The police officer, in lurid online conversations that would earn him the tabloid nickname “cannibal cop,” said he had selected his kidnapping victim: Andria, a former college friend who lived in Ohio.
He asked one man online whether it would be “remotely possible to stick her in the oven while she is alive,” and told another: “[o]verall she is the girl i would most want to eat,” according to prosecutors.
On Tuesday, a federal appeals court in New York will consider whether that gruesome imagery was part of an actual criminal plot or simply the dark but harmless fantasies of an extreme fetishist.
A jury convicted New York City Police Officer Gilberto Valle in March 2013 of planning to kidnap, cook and eat several women.
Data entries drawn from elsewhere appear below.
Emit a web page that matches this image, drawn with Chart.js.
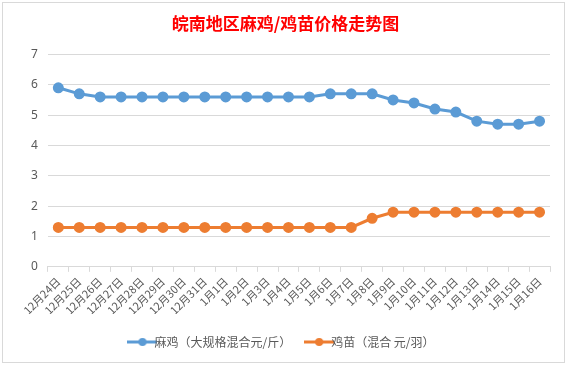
<!DOCTYPE html>
<html><head><meta charset="utf-8">
<script src="https://cdn.jsdelivr.net/npm/chart.js@4"></script>
<style>html,body{margin:0;padding:0;background:#fff;}#wrap{position:absolute;left:0;top:0;width:567px;height:366px;}</style>
</head><body><div id="wrap"><canvas id="c" width="567" height="366"></canvas></div>
<script>
const categories = ["12月24日","12月25日","12月26日","12月27日","12月28日","12月29日","12月30日","12月31日","1月1日","1月2日","1月3日","1月4日","1月5日","1月6日","1月7日","1月8日","1月9日","1月10日","1月11日","1月12日","1月13日","1月14日","1月15日","1月16日"];
const maji = [5.9,5.7,5.6,5.6,5.6,5.6,5.6,5.6,5.6,5.6,5.6,5.6,5.6,5.7,5.7,5.7,5.5,5.4,5.2,5.1,4.8,4.7,4.7,4.8];
const jimiao = [1.3,1.3,1.3,1.3,1.3,1.3,1.3,1.3,1.3,1.3,1.3,1.3,1.3,1.3,1.3,1.6,1.8,1.8,1.8,1.8,1.8,1.8,1.8,1.8];
const seriesNames = ["麻鸡（大规格混合元/斤）","鸡苗（混合 元/羽）"];
const titleText = "皖南地区麻鸡/鸡苗价格走势图";
const yTicks = [0,1,2,3,4,5,6,7];
const BLUE = "#5B9BD5", ORANGE = "#ED7D31";

function legendIcon(color){
  const c = document.createElement('canvas'); c.width = 30; c.height = 10;
  const g = c.getContext('2d');
  g.strokeStyle = color; g.lineWidth = 3; g.beginPath(); g.moveTo(0,5); g.lineTo(30,5); g.stroke();
  g.fillStyle = color; g.beginPath(); g.arc(15,5,4,0,Math.PI*2); g.fill();
  return c;
}
const frame = {
  id:'frame',
  beforeDraw(chart){
    const g = chart.ctx; g.save();
    g.fillStyle = '#fff'; g.fillRect(0,0,chart.width,chart.height);
    g.strokeStyle = '#d9d9d9'; g.lineWidth = 1;
    g.strokeRect(2.5,2.5,562,360);
    g.restore();
  }
};
new Chart(document.getElementById('c'), {
  type:'line',
  data:{labels:categories, datasets:[
    {label:seriesNames[0], data:maji, borderColor:BLUE, backgroundColor:BLUE, borderWidth:3, pointRadius:4, pointHoverRadius:4, tension:0},
    {label:seriesNames[1], data:jimiao, borderColor:ORANGE, backgroundColor:ORANGE, borderWidth:3, pointRadius:4, pointHoverRadius:4, tension:0}
  ]},
  options:{
    responsive:false, animation:false, devicePixelRatio:1,
    layout:{padding:{left:21,right:17,top:9,bottom:8}},
    plugins:{
      title:{display:true, text:titleText, color:'#FF0000', font:{family:'"Noto Sans CJK SC"', size:17, weight:'bold'}, padding:{top:4,bottom:21}},
      legend:{position:'bottom', labels:{color:'#595959', font:{family:'"Noto Sans CJK SC"', size:12}, usePointStyle:true, padding:22,
        generateLabels(chart){
          return chart.data.datasets.map((d,i)=>({text:d.label, pointStyle:legendIcon(d.borderColor), fillStyle:d.borderColor, strokeStyle:d.borderColor, lineWidth:0, datasetIndex:i, hidden:false, fontColor:'#595959'}));
        }}},
      tooltip:{enabled:false}
    },
    scales:{
      x:{offset:true, grid:{display:true, offset:true, drawOnChartArea:false, drawTicks:true, tickLength:5, color:'#d9d9d9'}, border:{display:true, color:'#d9d9d9'},
        afterFit(ax){ ax.height -= 6; },
        ticks:{color:'#595959', font:{family:'"Noto Sans CJK SC"', size:11}, minRotation:45, maxRotation:45, autoSkip:false, padding:3}},
      y:{min:0, max:7, afterBuildTicks(ax){ax.ticks = yTicks.map(v=>({value:v}));}, grid:{color:'#d9d9d9', drawTicks:false}, border:{display:false},
        ticks:{color:'#595959', font:{family:'"Noto Sans"', size:12}, padding:10}}
    }
  },
  plugins:[frame]
});
</script></body></html>
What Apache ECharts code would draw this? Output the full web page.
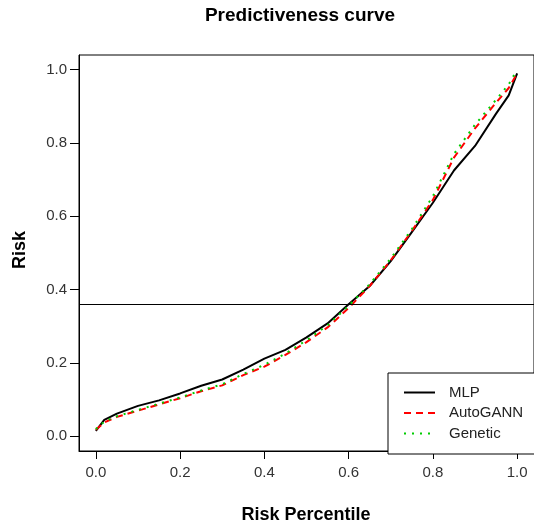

But U.S. District Judge Paul Gardephe, who oversaw the trial, threw out his conspiracy conviction last year and freed him from jail where he had spent 21 months since his arrest, ruling Valle’s “plans” were probably never real.
“The evidentiary record is such that it is more likely than not the case that all of Valle’s Internet communications about kidnapping are fantasy role-play,” Gardephe wrote.
The office of Manhattan U.S. Attorney Preet Bharara will ask the 2nd U.S. Circuit Court of Appeals on Tuesday to reinstate Valle’s conviction.
None of the women Valle threatened in his online chats, including his wife, who turned him in after discovering disturbing images and emails on his computer, was harmed.
Defense lawyers contended that discussing kidnappings and searching for information such as how to create homemade chloroform and use it to knock someone unconscious were part of Valle’s sexual fantasies. Prosecutors argued the FBI arrested him before he could carry out his plans.
The appeal has drawn the interest of several online free speech advocacy groups, including the Electronic Frontier Foundation, which filed a friend-of-the-court brief urging the court to uphold Gardephe’s decision.
The case shed light on a little-known corner of the Internet, where people who share dark, morbid fetishes gather to exchange messages and images.
It also led to the arrest of three other men who frequented the same websites as Valle and were charged with conspiring to kidnap, torture and kill women.
One of the men, Richard Meltz, pleaded guilty before trial and was sentenced to 10 years in prison.
Christopher Asch and Michael Van Hise were convicted in March 2014 at trial. Both are appealing.